Frage an Fabio De Masi von Jan S.
Sehr geehrter Herr De Masi,
wie stehen Sie dazu, dass die EU die ausgesprochen effektive [1] Operation Mare Nostrum eingestellt (oder zumindest nicht unterstützt) hat und infolge dessen auch in diesem Jahr wieder zahllose Menschen gestorben sind, die durch Mare Nostrum wahrscheinlich gerettet worden wären? Sind die Grenzsicherung durch Triton und Frontex und die wirtschaftlichen Bedenken, die damit einhergehen, in Ihren Augen mehr wert als die Leben dieser ertrunkenen Menschen? Plant die EU eine neue Operation zur Seenotrettung oder wird weiter auf eine allem Anschein nach ineffektive [2] und damit schlichtweg verantwortungslose und menschenverachtende Methode gesetzt? Warum?
Ist alternativ vielleicht geplant, sicherere Reisewege für Geflüchtete zu öffnen?
Von allgemeinen Diskussionen abgesehen interessiert mich auch Ihre persönliche Meinung sowie die der Linken.
Vielen Dank.
J. S.
[1] http://www.sos-europe-amnesty.eu/triton-is-no-substitute-for-life-saving-mare-nostrum-news/
[2] https://www.amnesty.org/en/articles/news/2015/04/mediterranean-crisis-50-fold-increase-in-deats-amid-european-inaction/
Sehr geehrter Herr S.,
vielen Dank für Ihre Zuschrift. Ich teile Ihre Empörung über das Massensterben an den Aussengrenzen der EU. Die Politik der EU Institutionen ist eine Schande. Es sei hier etwa auf die völkerrechtswidrigen Push Back Operationen unter Missachtung der Seerechtskonvention hingewiesen, die selbst vor Kindern nicht Halt machten.
DIE LINKE hat die Einstellung der Finanzierung der Seenotrettungsmission Mare Nostrum wiederholt kritisiert und die unverzügliche Wiederaufnahme der Seenotrettung eingefordert. Darüber hinaus benötigen wir sichere Reisewege - etwa durch vorgelagerte Asylverfahren in Botschaften in Nordafrika.
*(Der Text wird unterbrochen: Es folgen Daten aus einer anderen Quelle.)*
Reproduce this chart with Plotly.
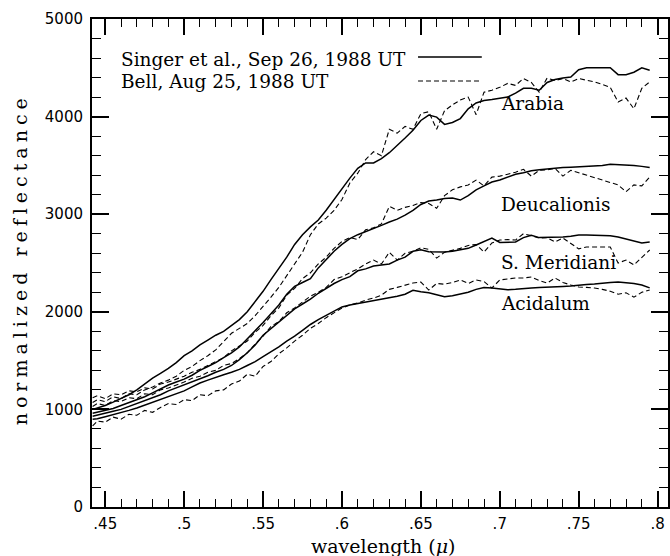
import plotly.graph_objects as go

# ---------------- data ----------------
wavelength = [0.442, 0.445, 0.450, 0.455, 0.460, 0.465, 0.470, 0.475, 0.480, 0.485,
              0.490, 0.495, 0.500, 0.505, 0.510, 0.515, 0.520, 0.525, 0.530, 0.535,
              0.540, 0.545, 0.550, 0.555, 0.560, 0.565, 0.570, 0.575, 0.580, 0.585,
              0.590, 0.595, 0.600, 0.605, 0.610, 0.615, 0.620, 0.625, 0.630, 0.635,
              0.640, 0.645, 0.650, 0.655, 0.660, 0.665, 0.670, 0.675, 0.680, 0.685,
              0.690, 0.695, 0.700, 0.705, 0.710, 0.715, 0.720, 0.725, 0.730, 0.735,
              0.740, 0.745, 0.750, 0.755, 0.760, 0.765, 0.770, 0.775, 0.780, 0.785,
              0.790, 0.795]

# Singer et al. (solid)
arabia_singer = [1000, 1015, 1040, 1075, 1110, 1150, 1200, 1260, 1320, 1370,
                 1420, 1480, 1550, 1600, 1660, 1710, 1760, 1800, 1860, 1920,
                 2000, 2100, 2210, 2330, 2440, 2560, 2690, 2790, 2870, 2940,
                 3040, 3150, 3270, 3370, 3470, 3525, 3525, 3570, 3630, 3700,
                 3780, 3860, 3960, 4016, 3995, 3920, 3940, 3980, 4080, 4140,
                 4165, 4175, 4190, 4200, 4240, 4290, 4290, 4270, 4350, 4380,
                 4395, 4405, 4480, 4500, 4500, 4500, 4500, 4430, 4430, 4455,
                 4500, 4475]
deucalionis_singer = [960, 970, 990, 1010, 1040, 1070, 1100, 1130, 1170, 1210,
                      1250, 1280, 1310, 1350, 1400, 1440, 1480, 1530, 1580, 1640,
                      1720, 1800, 1890, 1980, 2070, 2180, 2260, 2300, 2340, 2450,
                      2540, 2620, 2690, 2750, 2790, 2820, 2850, 2885, 2920, 2950,
                      2990, 3040, 3100, 3135, 3145, 3160, 3165, 3145, 3190, 3250,
                      3290, 3330, 3350, 3380, 3410, 3425, 3445, 3455, 3465, 3472,
                      3478, 3482, 3485, 3488, 3490, 3500, 3512, 3510, 3505, 3500,
                      3490, 3478]
meridiani_singer = [930, 940, 960, 980, 1000, 1030, 1060, 1090, 1120, 1150,
                    1190, 1220, 1250, 1280, 1310, 1345, 1380, 1410, 1450, 1510,
                    1580, 1660, 1760, 1830, 1900, 1970, 2030, 2080, 2130, 2190,
                    2240, 2290, 2330, 2360, 2420, 2440, 2470, 2480, 2490, 2530,
                    2560, 2620, 2635, 2615, 2612, 2612, 2620, 2633, 2650, 2685,
                    2720, 2756, 2710, 2712, 2715, 2760, 2785, 2760, 2760, 2765,
                    2766, 2775, 2787, 2787, 2787, 2785, 2780, 2766, 2745, 2720,
                    2705, 2715]
acidalum_singer = [900, 905, 925, 945, 965, 990, 1015, 1045, 1075, 1105,
                   1135, 1160, 1190, 1230, 1270, 1300, 1330, 1355, 1380, 1410,
                   1450, 1490, 1540, 1590, 1640, 1700, 1750, 1810, 1870, 1920,
                   1965, 2010, 2050, 2070, 2085, 2100, 2110, 2125, 2145, 2160,
                   2180, 2220, 2205, 2195, 2175, 2155, 2165, 2180, 2200, 2230,
                   2250, 2245, 2235, 2225, 2230, 2240, 2245, 2248, 2250, 2255,
                   2260, 2265, 2275, 2280, 2285, 2295, 2300, 2305, 2300, 2290,
                   2275, 2245]

# Bell (dashed)
arabia_bell = [1070, 1100, 1080, 1130, 1110, 1160, 1150, 1200, 1230, 1270,
               1300, 1340, 1400, 1440, 1500, 1550, 1610, 1690, 1780, 1830,
               1880, 1960, 2050, 2150, 2250, 2370, 2480, 2610, 2790, 2900,
               2960, 3040, 3150, 3320, 3420, 3560, 3640, 3600, 3870, 3830,
               3900, 3870, 4030, 4050, 3870, 4060, 4120, 4170, 4200, 4020,
               4250, 4270, 4300, 4340, 4320, 4390, 4350, 4250, 4395, 4370,
               4390, 4355, 4390, 4375, 4355, 4330, 4300, 4150, 4190, 4080,
               4290, 4355]
deucalionis_bell = [1120, 1140, 1110, 1160, 1150, 1190, 1180, 1220, 1210, 1260,
                    1280, 1310, 1340, 1380, 1410, 1450, 1490, 1530, 1600, 1650,
                    1700, 1790, 1860, 1960, 2040, 2170, 2240, 2340, 2400, 2490,
                    2560, 2650, 2720, 2760, 2740, 2840, 2860, 2900, 3080, 3040,
                    3070, 3090, 3120, 3110, 3060, 3190, 3250, 3280, 3300, 3350,
                    3290, 3380, 3390, 3410, 3430, 3460, 3390, 3450, 3455, 3470,
                    3390, 3450, 3425, 3400, 3375, 3350, 3330, 3300, 3230, 3300,
                    3290, 3380]
meridiani_bell = [1030, 1060, 1040, 1090, 1080, 1120, 1110, 1160, 1150, 1200,
                  1220, 1250, 1280, 1320, 1340, 1380, 1400, 1450, 1470, 1520,
                  1580, 1670, 1750, 1850, 1900, 1990, 2040, 2100, 2160, 2200,
                  2250, 2330, 2360, 2400, 2440, 2490, 2530, 2490, 2610, 2530,
                  2600, 2620, 2655, 2640, 2550, 2610, 2630, 2650, 2680, 2690,
                  2612, 2705, 2735, 2740, 2735, 2800, 2780, 2756, 2760, 2715,
                  2756, 2700, 2645, 2664, 2664, 2664, 2664, 2500, 2530, 2480,
                  2560, 2633]
acidalum_bell = [830, 880, 870, 920, 900, 950, 940, 990, 970, 1020,
                 1060, 1050, 1100, 1090, 1150, 1140, 1190, 1200, 1260, 1290,
                 1360, 1340, 1440, 1490, 1570, 1630, 1700, 1760, 1830, 1880,
                 1940, 1990, 2039, 2070, 2090, 2120, 2141, 2170, 2230, 2250,
                 2270, 2295, 2305, 2223, 2290, 2283, 2300, 2326, 2290, 2326,
                 2310, 2244, 2326, 2335, 2346, 2346, 2357, 2320, 2295, 2346,
                 2300, 2275, 2254, 2250, 2244, 2230, 2210, 2180, 2195, 2150,
                 2200, 2223]

region_names = ["Arabia", "Deucalionis", "S. Meridiani", "Acidalum"]
region_label_y = [4134, 3100, 2510, 2085]
legend_texts = ["Singer et al., Sep 26, 1988 UT", "Bell, Aug 25, 1988 UT"]

# axis tick labels as printed
x_major = [0.45, 0.5, 0.55, 0.6, 0.65, 0.7, 0.75, 0.8]
x_labels = [".45", ".5", ".55", ".6", ".65", ".7", ".75", ".8"]
y_major = [0, 1000, 2000, 3000, 4000, 5000]
y_labels = ["0", "1000", "2000", "3000", "4000", "5000"]

singer = [arabia_singer, deucalionis_singer, meridiani_singer, acidalum_singer]
bell = [arabia_bell, deucalionis_bell, meridiani_bell, acidalum_bell]

# ---------------- figure ----------------
fig = go.Figure()
solid_style = dict(color="black", width=1.5)
dash_style = dict(color="black", width=1.1, dash="5px,3px")

for ys in singer:
    fig.add_trace(go.Scatter(x=wavelength, y=ys, mode="lines", line=solid_style,
                             showlegend=False, hoverinfo="skip"))
for ys in bell:
    fig.add_trace(go.Scatter(x=wavelength, y=ys, mode="lines", line=dash_style,
                             showlegend=False, hoverinfo="skip"))

serif = "DejaVu Serif"
sans = "DejaVu Sans"

fig.update_layout(
    width=670, height=556,
    margin=dict(l=92, r=0, t=19, b=49),
    plot_bgcolor="white", paper_bgcolor="white",
    showlegend=False,
)
fig.update_xaxes(
    range=[0.4416, 0.8066], showgrid=False, zeroline=False,
    showline=True, linecolor="black", linewidth=2, mirror="ticks",
    ticks="inside", ticklen=16, tickwidth=1.6, tickcolor="black",
    tickmode="array", tickvals=x_major, ticktext=x_labels,
    ticklabelstandoff=2,
    tickfont=dict(family=sans, size=15, color="black"),
    minor=dict(ticks="inside", ticklen=8, tickwidth=1.3, tickcolor="black",
               tickmode="linear", tick0=0.45, dtick=0.01, showgrid=False),
)
fig.update_yaxes(
    range=[0, 5000], showgrid=False, zeroline=False,
    showline=True, linecolor="black", linewidth=2, mirror="ticks",
    ticks="inside", ticklen=17, tickwidth=1.6, tickcolor="black",
    tickmode="array", tickvals=y_major, ticktext=y_labels,
    ticklabelstandoff=4,
    tickfont=dict(family=sans, size=15, color="black"),
    minor=dict(ticks="inside", ticklen=9, tickwidth=1.3, tickcolor="black",
               tickmode="linear", tick0=0, dtick=200, showgrid=False),
)

# axis titles
fig.add_annotation(text="wavelength (<i>μ</i>)", xref="paper", yref="paper",
                   x=0.506, y=-0.08, xanchor="center", yanchor="middle",
                   showarrow=False, font=dict(family=serif, size=19, color="black"))
fig.add_annotation(text="normalized reflectance", xref="paper", yref="paper",
                   x=-0.125, y=0.508, xanchor="center", yanchor="middle", textangle=-90,
                   showarrow=False, font=dict(family=serif, size=19, color="black"))

# region labels
for name, yv in zip(region_names, region_label_y):
    fig.add_annotation(text=name, x=0.6995, y=yv, xref="x", yref="y",
                       xanchor="left", yanchor="middle", showarrow=False,
                       font=dict(family=serif, size=18.5, color="black"))

# legend (text then sample line)
legend_y = [4590, 4355]
legend_line_y = [4611, 4365]
legend_dash = ["solid", "5px,3px"]
legend_w = [1.5, 1.1]
for t, ty, ly, d, w in zip(legend_texts, legend_y, legend_line_y, legend_dash, legend_w):
    fig.add_annotation(text=t, x=0.4588, y=ty, xref="x", yref="y",
                       xanchor="left", yanchor="middle", showarrow=False,
                       font=dict(family=serif, size=18.5, color="black"))
    fig.add_shape(type="line", xref="x", yref="y", x0=0.6482, x1=0.6886, y0=ly, y1=ly,
                  line=dict(color="black", width=w, dash=d))

post = """
document.querySelectorAll('text').forEach(function(e){
  if (e.textContent === 'normalized reflectance') { e.setAttribute('letter-spacing', '5px'); }
});
"""
fig.write_html("out.html", post_script=post)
Dies erfordert jedoch auch die Bereitschaft der EU Mitgliedsstaaten die Drittstaatenregelung gemäß Dublin aufzuheben, die Asyl grundsätzlich nur in den Küstenstaaten der EU ermöglicht und so diese Länder systematisch überfordert. Wir möchten dass Flüchtlinge dort Asyl beantragen können, wo sie familiäre und sprachliche Bindungen haben, um sich eine Existenz aufzubauen. Dies erfordert einen Verteilungsschlüssel, der Staaten mit überproportionaler Aufnahme von Flüchtlingen unterstützt, und eine kleinteilige Unterbringung statt anonymer Massenunterkünfte. Dies ist die Voraussetzung, um Flüchtlingen eine Perspektive und gesellschaftliche Akzeptanz und Integration zu verschaffen.
Davon unbenommen bleibt es das Ziel der LINKEN, Fluchtursachen wie die Aussenwirtschafts- und Nachbarschaftspolitik der EU (Freihandelsabkommen), die Energie- und Klimapolitik (Stichwort Klima- und Umweltflüchtlinge sowie Konflikte um Wasservorkommen) sowie Destabilisierung ganzer Regionen durch Krieg und Waffenexporte zu beseitigen.